**Stated task:**
Extract the lines from the first one in the records below through the line containing "Serif, Times New", keeping both ends and leaving out any pictures.

**Records shown:**
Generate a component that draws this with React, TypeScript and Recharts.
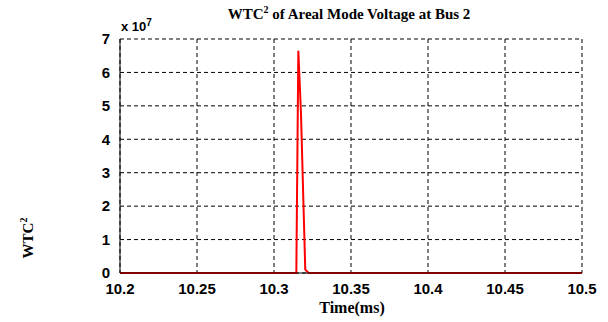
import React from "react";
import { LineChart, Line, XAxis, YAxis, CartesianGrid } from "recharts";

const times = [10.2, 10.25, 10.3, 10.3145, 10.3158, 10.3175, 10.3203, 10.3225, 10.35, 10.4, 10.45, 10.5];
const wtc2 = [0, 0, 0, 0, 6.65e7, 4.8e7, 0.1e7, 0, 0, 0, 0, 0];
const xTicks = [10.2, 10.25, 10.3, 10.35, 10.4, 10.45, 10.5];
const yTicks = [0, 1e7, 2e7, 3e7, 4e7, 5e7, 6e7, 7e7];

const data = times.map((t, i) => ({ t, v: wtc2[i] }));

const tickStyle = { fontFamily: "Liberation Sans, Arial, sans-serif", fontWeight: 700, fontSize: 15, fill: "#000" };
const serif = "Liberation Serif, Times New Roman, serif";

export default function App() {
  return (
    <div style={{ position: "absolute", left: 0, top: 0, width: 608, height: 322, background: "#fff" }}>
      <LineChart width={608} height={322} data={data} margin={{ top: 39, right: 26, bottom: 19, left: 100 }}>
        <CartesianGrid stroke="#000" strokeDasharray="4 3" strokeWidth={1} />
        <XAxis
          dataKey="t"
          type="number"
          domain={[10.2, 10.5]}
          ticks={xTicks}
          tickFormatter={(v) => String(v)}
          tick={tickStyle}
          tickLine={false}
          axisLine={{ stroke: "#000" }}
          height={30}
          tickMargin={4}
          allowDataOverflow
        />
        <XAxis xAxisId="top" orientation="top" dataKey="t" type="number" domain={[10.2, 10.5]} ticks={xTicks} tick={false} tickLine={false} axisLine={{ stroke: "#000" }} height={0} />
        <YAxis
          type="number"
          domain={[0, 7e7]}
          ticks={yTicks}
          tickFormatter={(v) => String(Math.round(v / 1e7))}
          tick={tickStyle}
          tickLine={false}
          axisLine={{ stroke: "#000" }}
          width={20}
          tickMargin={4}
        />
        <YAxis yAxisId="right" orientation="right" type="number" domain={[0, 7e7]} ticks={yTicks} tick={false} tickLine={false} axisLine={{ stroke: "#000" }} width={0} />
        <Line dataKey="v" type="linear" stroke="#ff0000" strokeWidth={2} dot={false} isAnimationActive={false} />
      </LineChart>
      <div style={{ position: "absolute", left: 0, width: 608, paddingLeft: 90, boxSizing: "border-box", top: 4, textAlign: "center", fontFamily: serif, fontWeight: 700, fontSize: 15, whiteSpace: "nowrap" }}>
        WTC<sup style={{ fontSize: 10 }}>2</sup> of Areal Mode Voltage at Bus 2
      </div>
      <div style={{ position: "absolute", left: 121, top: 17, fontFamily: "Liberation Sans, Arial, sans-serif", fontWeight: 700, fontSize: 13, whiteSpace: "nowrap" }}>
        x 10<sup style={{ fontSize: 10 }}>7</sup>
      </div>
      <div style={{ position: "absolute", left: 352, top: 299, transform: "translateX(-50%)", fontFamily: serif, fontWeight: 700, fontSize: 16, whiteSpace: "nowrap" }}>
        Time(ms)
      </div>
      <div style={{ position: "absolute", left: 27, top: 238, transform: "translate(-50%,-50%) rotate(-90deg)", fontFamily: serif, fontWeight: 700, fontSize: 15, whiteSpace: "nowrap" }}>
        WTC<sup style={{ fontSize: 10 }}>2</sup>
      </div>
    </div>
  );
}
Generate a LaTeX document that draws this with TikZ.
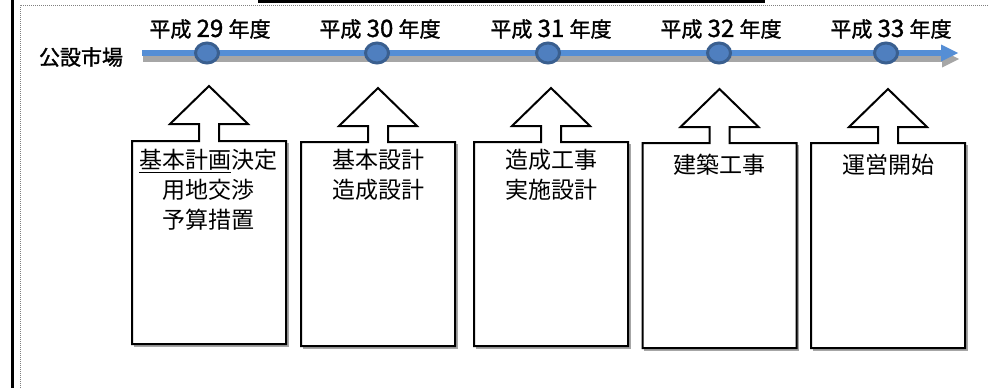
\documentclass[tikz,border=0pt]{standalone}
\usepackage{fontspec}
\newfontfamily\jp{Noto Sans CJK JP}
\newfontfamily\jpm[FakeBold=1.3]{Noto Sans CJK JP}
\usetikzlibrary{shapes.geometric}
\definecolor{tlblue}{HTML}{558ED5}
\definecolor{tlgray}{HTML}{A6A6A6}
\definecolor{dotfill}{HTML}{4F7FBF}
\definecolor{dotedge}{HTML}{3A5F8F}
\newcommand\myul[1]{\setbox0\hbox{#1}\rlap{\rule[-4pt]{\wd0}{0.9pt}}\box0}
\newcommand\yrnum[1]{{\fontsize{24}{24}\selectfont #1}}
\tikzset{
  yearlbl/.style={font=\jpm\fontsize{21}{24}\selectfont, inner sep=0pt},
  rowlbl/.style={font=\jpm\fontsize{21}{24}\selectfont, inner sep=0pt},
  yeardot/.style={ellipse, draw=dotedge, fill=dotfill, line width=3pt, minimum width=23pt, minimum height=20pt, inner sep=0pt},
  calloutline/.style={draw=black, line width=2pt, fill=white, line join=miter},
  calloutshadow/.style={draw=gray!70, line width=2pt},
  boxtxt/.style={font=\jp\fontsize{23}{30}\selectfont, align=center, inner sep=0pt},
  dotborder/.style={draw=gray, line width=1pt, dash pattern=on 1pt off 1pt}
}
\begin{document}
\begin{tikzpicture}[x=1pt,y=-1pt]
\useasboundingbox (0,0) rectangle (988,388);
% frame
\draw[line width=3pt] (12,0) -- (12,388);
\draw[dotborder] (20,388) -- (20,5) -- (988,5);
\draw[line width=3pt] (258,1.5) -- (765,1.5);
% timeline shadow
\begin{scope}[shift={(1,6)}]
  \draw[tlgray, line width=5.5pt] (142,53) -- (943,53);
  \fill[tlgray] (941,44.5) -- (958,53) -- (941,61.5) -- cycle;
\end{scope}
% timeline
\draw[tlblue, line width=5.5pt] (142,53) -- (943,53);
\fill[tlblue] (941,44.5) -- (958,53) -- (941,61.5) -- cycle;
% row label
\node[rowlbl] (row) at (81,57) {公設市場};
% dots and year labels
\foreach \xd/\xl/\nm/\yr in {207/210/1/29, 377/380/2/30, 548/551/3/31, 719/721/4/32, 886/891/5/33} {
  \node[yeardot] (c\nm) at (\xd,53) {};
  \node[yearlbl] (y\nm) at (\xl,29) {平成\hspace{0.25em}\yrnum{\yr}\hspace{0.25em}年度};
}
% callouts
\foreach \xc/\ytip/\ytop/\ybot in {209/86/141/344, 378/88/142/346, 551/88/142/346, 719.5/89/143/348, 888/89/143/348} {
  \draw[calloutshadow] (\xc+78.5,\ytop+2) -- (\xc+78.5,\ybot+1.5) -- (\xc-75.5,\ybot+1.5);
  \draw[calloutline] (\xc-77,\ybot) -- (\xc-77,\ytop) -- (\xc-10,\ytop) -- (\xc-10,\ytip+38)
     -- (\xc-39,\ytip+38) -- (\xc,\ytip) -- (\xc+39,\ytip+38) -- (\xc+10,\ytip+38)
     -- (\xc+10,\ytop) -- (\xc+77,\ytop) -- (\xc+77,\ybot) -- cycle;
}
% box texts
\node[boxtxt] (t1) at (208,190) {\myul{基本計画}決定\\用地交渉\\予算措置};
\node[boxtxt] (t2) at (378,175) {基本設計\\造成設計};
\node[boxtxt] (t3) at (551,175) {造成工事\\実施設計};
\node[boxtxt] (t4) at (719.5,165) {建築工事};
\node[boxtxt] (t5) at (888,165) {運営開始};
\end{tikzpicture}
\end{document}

**Solution to this exercise:**
Generate a component that draws this with React, TypeScript and Recharts.
import React from "react";
import { LineChart, Line, XAxis, YAxis, CartesianGrid } from "recharts";

const times = [10.2, 10.25, 10.3, 10.3145, 10.3158, 10.3175, 10.3203, 10.3225, 10.35, 10.4, 10.45, 10.5];
const wtc2 = [0, 0, 0, 0, 6.65e7, 4.8e7, 0.1e7, 0, 0, 0, 0, 0];
const xTicks = [10.2, 10.25, 10.3, 10.35, 10.4, 10.45, 10.5];
const yTicks = [0, 1e7, 2e7, 3e7, 4e7, 5e7, 6e7, 7e7];

const data = times.map((t, i) => ({ t, v: wtc2[i] }));

const tickStyle = { fontFamily: "Liberation Sans, Arial, sans-serif", fontWeight: 700, fontSize: 15, fill: "#000" };
const serif = "Liberation Serif, Times New Roman, serif";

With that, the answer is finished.